— What is required —
Repeat each line of the material below exactly as it appears, minus any pictures.

— START —

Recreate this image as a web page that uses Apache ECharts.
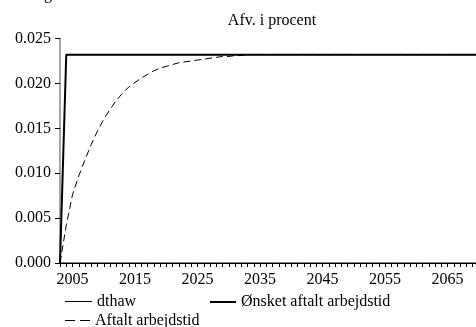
<!DOCTYPE html>
<html>
<head>
<meta charset="utf-8">
<script src="https://cdn.jsdelivr.net/npm/echarts@6/dist/echarts.min.js"></script>
<style>
    html, body { margin: 0; padding: 0; background: #fff; }
    #chart { width: 476px; height: 327px; }
</style>
</head>
<body>
<div id="chart"></div>
<script>
// årstal 2003-2075
var firstYear = 2003;
var lastYear = 2075;

var dthaw = [
    0, 0, 0, 0, 0, 0, 0, 0, 0, 0, 0, 0,
    0, 0, 0, 0, 0, 0, 0, 0, 0, 0, 0, 0,
    0, 0, 0, 0, 0, 0, 0, 0, 0, 0, 0, 0,
    0, 0, 0, 0, 0, 0, 0, 0, 0, 0, 0, 0,
    0, 0, 0, 0, 0, 0, 0, 0, 0, 0, 0, 0,
    0, 0, 0, 0, 0, 0, 0, 0, 0, 0, 0, 0,
    0
];

var onsket = [
    0,
    0.0232, 0.0232, 0.0232, 0.0232, 0.0232, 0.0232, 0.0232, 0.0232, 0.0232, 0.0232, 0.0232, 0.0232,
    0.0232, 0.0232, 0.0232, 0.0232, 0.0232, 0.0232, 0.0232, 0.0232, 0.0232, 0.0232, 0.0232, 0.0232,
    0.0232, 0.0232, 0.0232, 0.0232, 0.0232, 0.0232, 0.0232, 0.0232, 0.0232, 0.0232, 0.0232, 0.0232,
    0.0232, 0.0232, 0.0232, 0.0232, 0.0232, 0.0232, 0.0232, 0.0232, 0.0232, 0.0232, 0.0232, 0.0232,
    0.0232, 0.0232, 0.0232, 0.0232, 0.0232, 0.0232, 0.0232, 0.0232, 0.0232, 0.0232, 0.0232, 0.0232,
    0.0232, 0.0232, 0.0232, 0.0232, 0.0232, 0.0232, 0.0232, 0.0232, 0.0232, 0.0232, 0.0232, 0.0232
];

var aftalt = [
    0, 0.0042, 0.0076, 0.0097, 0.0115, 0.0132, 0.0147, 0.0160, 0.0171, 0.0181, 0.0189, 0.0196,
    0.0201, 0.0206, 0.0210, 0.0214, 0.0217, 0.0219, 0.0221, 0.0223, 0.0224, 0.0225, 0.0226, 0.0227,
    0.0228, 0.0229, 0.0230, 0.0230, 0.0231, 0.0231, 0.0232, 0.0232, 0.0232, 0.0232, 0.0232, 0.0232,
    0.0232, 0.0232, 0.0232, 0.0232, 0.0232, 0.0232, 0.0232, 0.0232, 0.0232, 0.0232, 0.0232, 0.0232,
    0.0232, 0.0232, 0.0232, 0.0232, 0.0232, 0.0232, 0.0232, 0.0232, 0.0232, 0.0232, 0.0232, 0.0232,
    0.0232, 0.0232, 0.0232, 0.0232, 0.0232, 0.0232, 0.0232, 0.0232, 0.0232, 0.0232, 0.0232, 0.0232,
    0.0232
];

var yTicks = [0, 0.005, 0.010, 0.015, 0.020, 0.025];

window.onload = function () {
    initChart();
}

function initChart() {
    var years = [];
    for (var y = firstYear; y <= lastYear; y++) {
        years.push(String(y));
    }
    var font = 'Liberation Serif';
    var legendText = { fontFamily: font, fontSize: 16, color: '#000' };
    // legend-ikoner som streger
    var solidIcon = 'path://M0,0h27v1h-27z';
    var thickIcon = 'path://M0,0h26v2h-26z';
    var dashIcon = 'path://M0,0h10v1h-10z M15,0h10v1h-10z';

    var chart = echarts.init(document.getElementById('chart'));
    chart.setOption({
        animation: false,
        textStyle: { fontFamily: font, color: '#000' },
        // plottet fortsætter ud over højre kant, som i originalen
        grid: { left: 60, top: 38.5, bottom: 64, width: 450, outerBoundsMode: 'none', containLabel: false },
        graphic: [
            {
                type: 'text', x: 272, y: 21,
                style: { text: 'Afv. i procent', font: '16px "Liberation Serif"', fill: '#000', align: 'center', verticalAlign: 'middle' }
            },
            {
                type: 'text', x: 44, y: 3,
                style: { text: 'g', font: '16px "Liberation Serif"', fill: '#000', align: 'left', verticalAlign: 'bottom' }
            }
        ],
        legend: [
            {
                data: [{ name: 'dthaw', icon: solidIcon }], left: 65, top: 293.5, padding: 0,
                itemWidth: 27, itemHeight: 1, itemGap: 5,
                itemStyle: { color: '#000' }, textStyle: legendText
            },
            {
                data: [{ name: 'Ønsket aftalt arbejdstid', icon: thickIcon }], left: 210, top: 294, padding: 0,
                itemWidth: 26, itemHeight: 2,
                itemStyle: { color: '#000' }, textStyle: legendText
            },
            {
                data: [{ name: 'Aftalt arbejdstid', icon: dashIcon }], left: 65, top: 312.5, padding: 0,
                itemWidth: 25, itemHeight: 1,
                itemStyle: { color: '#000' }, textStyle: legendText
            }
        ],
        xAxis: {
            type: 'category',
            data: years,
            boundaryGap: false,
            axisLine: { lineStyle: { color: '#000', width: 1 } },
            axisTick: { interval: 0, length: 4, lineStyle: { color: '#000' } },
            axisLabel: {
                interval: function (idx, val) { return (Number(val) - 2005) % 10 === 0; },
                fontFamily: font, fontSize: 16, color: '#000', margin: 9
            },
            splitLine: { show: false }
        },
        yAxis: {
            type: 'value',
            min: yTicks[0],
            max: yTicks[yTicks.length - 1],
            interval: 0.005,
            axisLine: { show: true, lineStyle: { color: '#888', width: 1.5 } },
            axisTick: { show: true, length: 5, lineStyle: { color: '#000' } },
            axisLabel: {
                formatter: function (v) { return v.toFixed(3); },
                fontFamily: font, fontSize: 16, color: '#000', margin: 9
            },
            splitLine: { show: false }
        },
        series: [
            {
                name: 'dthaw', type: 'line', data: dthaw, symbol: 'none',
                lineStyle: { color: '#000', width: 1 }, itemStyle: { color: '#000' }, z: 2
            },
            {
                name: 'Ønsket aftalt arbejdstid', type: 'line', data: onsket, symbol: 'none',
                lineStyle: { color: '#000', width: 2 }, itemStyle: { color: '#000' }, z: 3
            },
            {
                name: 'Aftalt arbejdstid', type: 'line', data: aftalt, symbol: 'none',
                lineStyle: { color: '#000', width: 1, type: [7, 4] }, itemStyle: { color: '#000' }, z: 4
            }
        ]
    });
}
</script>
</body>
</html>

— END —

— Solution to this task —
Recreate this image as a web page that uses Apache ECharts.
<!DOCTYPE html>
<html>
<head>
<meta charset="utf-8">
<script src="https://cdn.jsdelivr.net/npm/echarts@6/dist/echarts.min.js"></script>
<style>
    html, body { margin: 0; padding: 0; background: #fff; }
    #chart { width: 476px; height: 327px; }
</style>
</head>
<body>
<div id="chart"></div>
<script>
// årstal 2003-2075
var firstYear = 2003;
var lastYear = 2075;

var dthaw = [
    0, 0, 0, 0, 0, 0, 0, 0, 0, 0, 0, 0,
    0, 0, 0, 0, 0, 0, 0, 0, 0, 0, 0, 0,
    0, 0, 0, 0, 0, 0, 0, 0, 0, 0, 0, 0,
    0, 0, 0, 0, 0, 0, 0, 0, 0, 0, 0, 0,
    0, 0, 0, 0, 0, 0, 0, 0, 0, 0, 0, 0,
    0, 0, 0, 0, 0, 0, 0, 0, 0, 0, 0, 0,
    0
];

var onsket = [
    0,
    0.0232, 0.0232, 0.0232, 0.0232, 0.0232, 0.0232, 0.0232, 0.0232, 0.0232, 0.0232, 0.0232, 0.0232,
    0.0232, 0.0232, 0.0232, 0.0232, 0.0232, 0.0232, 0.0232, 0.0232, 0.0232, 0.0232, 0.0232, 0.0232,
    0.0232, 0.0232, 0.0232, 0.0232, 0.0232, 0.0232, 0.0232, 0.0232, 0.0232, 0.0232, 0.0232, 0.0232,
    0.0232, 0.0232, 0.0232, 0.0232, 0.0232, 0.0232, 0.0232, 0.0232, 0.0232, 0.0232, 0.0232, 0.0232,
    0.0232, 0.0232, 0.0232, 0.0232, 0.0232, 0.0232, 0.0232, 0.0232, 0.0232, 0.0232, 0.0232, 0.0232,
    0.0232, 0.0232, 0.0232, 0.0232, 0.0232, 0.0232, 0.0232, 0.0232, 0.0232, 0.0232, 0.0232, 0.0232
];

var aftalt = [
    0, 0.0042, 0.0076, 0.0097, 0.0115, 0.0132, 0.0147, 0.0160, 0.0171, 0.0181, 0.0189, 0.0196,
    0.0201, 0.0206, 0.0210, 0.0214, 0.0217, 0.0219, 0.0221, 0.0223, 0.0224, 0.0225, 0.0226, 0.0227,
    0.0228, 0.0229, 0.0230, 0.0230, 0.0231, 0.0231, 0.0232, 0.0232, 0.0232, 0.0232, 0.0232, 0.0232,
    0.0232, 0.0232, 0.0232, 0.0232, 0.0232, 0.0232, 0.0232, 0.0232, 0.0232, 0.0232, 0.0232, 0.0232,
    0.0232, 0.0232, 0.0232, 0.0232, 0.0232, 0.0232, 0.0232, 0.0232, 0.0232, 0.0232, 0.0232, 0.0232,
    0.0232, 0.0232, 0.0232, 0.0232, 0.0232, 0.0232, 0.0232, 0.0232, 0.0232, 0.0232, 0.0232, 0.0232,
    0.0232
];

var yTicks = [0, 0.005, 0.010, 0.015, 0.020, 0.025];

window.onload = function () {
    initChart();
}

function initChart() {
    var years = [];
    for (var y = firstYear; y <= lastYear; y++) {
        years.push(String(y));
    }
    var font = 'Liberation Serif';
    var legendText = { fontFamily: font, fontSize: 16, color: '#000' };
    // legend-ikoner som streger
    var solidIcon = 'path://M0,0h27v1h-27z';
    var thickIcon = 'path://M0,0h26v2h-26z';
    var dashIcon = 'path://M0,0h10v1h-10z M15,0h10v1h-10z';

    var chart = echarts.init(document.getElementById('chart'));
    chart.setOption({
        animation: false,
        textStyle: { fontFamily: font, color: '#000' },
        // plottet fortsætter ud over højre kant, som i originalen
        grid: { left: 60, top: 38.5, bottom: 64, width: 450, outerBoundsMode: 'none', containLabel: false },
        graphic: [
            {
                type: 'text', x: 272, y: 21,
                style: { text: 'Afv. i procent', font: '16px "Liberation Serif"', fill: '#000', align: 'center', verticalAlign: 'middle' }
            },
            {
                type: 'text', x: 44, y: 3,
                style: { text: 'g', font: '16px "Liberation Serif"', fill: '#000', align: 'left', verticalAlign: 'bottom' }
            }
        ],
        legend: [
            {
                data: [{ name: 'dthaw', icon: solidIcon }], left: 65, top: 293.5, padding: 0,
                itemWidth: 27, itemHeight: 1, itemGap: 5,
                itemStyle: { color: '#000' }, textStyle: legendText
            },
            {
                data: [{ name: 'Ønsket aftalt arbejdstid', icon: thickIcon }], left: 210, top: 294, padding: 0,
                itemWidth: 26, itemHeight: 2,
                itemStyle: { color: '#000' }, textStyle: legendText
            },
            {
                data: [{ name: 'Aftalt arbejdstid', icon: dashIcon }], left: 65, top: 312.5, padding: 0,
                itemWidth: 25, itemHeight: 1,
                itemStyle: { color: '#000' }, textStyle: legendText
            }
        ],
        xAxis: {
            type: 'category',
            data: years,
            boundaryGap: false,
            axisLine: { lineStyle: { color: '#000', width: 1 } },
            axisTick: { interval: 0, length: 4, lineStyle: { color: '#000' } },
            axisLabel: {
                interval: function (idx, val) { return (Number(val) - 2005) % 10 === 0; },
                fontFamily: font, fontSize: 16, color: '#000', margin: 9
            },
            splitLine: { show: false }
        },
        yAxis: {
            type: 'value',
            min: yTicks[0],
            max: yTicks[yTicks.length - 1],
            interval: 0.005,
            axisLine: { show: true, lineStyle: { color: '#888', width: 1.5 } },
            axisTick: { show: true, length: 5, lineStyle: { color: '#000' } },
            axisLabel: {
                formatter: function (v) { return v.toFixed(3); },
                fontFamily: font, fontSize: 16, color: '#000', margin: 9
            },
            splitLine: { show: false }
        },
        series: [
            {
                name: 'dthaw', type: 'line', data: dthaw, symbol: 'none',
                lineStyle: { color: '#000', width: 1 }, itemStyle: { color: '#000' }, z: 2
            },
            {
                name: 'Ønsket aftalt arbejdstid', type: 'line', data: onsket, symbol: 'none',
                lineStyle: { color: '#000', width: 2 }, itemStyle: { color: '#000' }, z: 3
            },
            {
                name: 'Aftalt arbejdstid', type: 'line', data: aftalt, symbol: 'none',
                lineStyle: { color: '#000', width: 1, type: [7, 4] }, itemStyle: { color: '#000' }, z: 4
            }
        ]
    });
}
</script>
</body>
</html>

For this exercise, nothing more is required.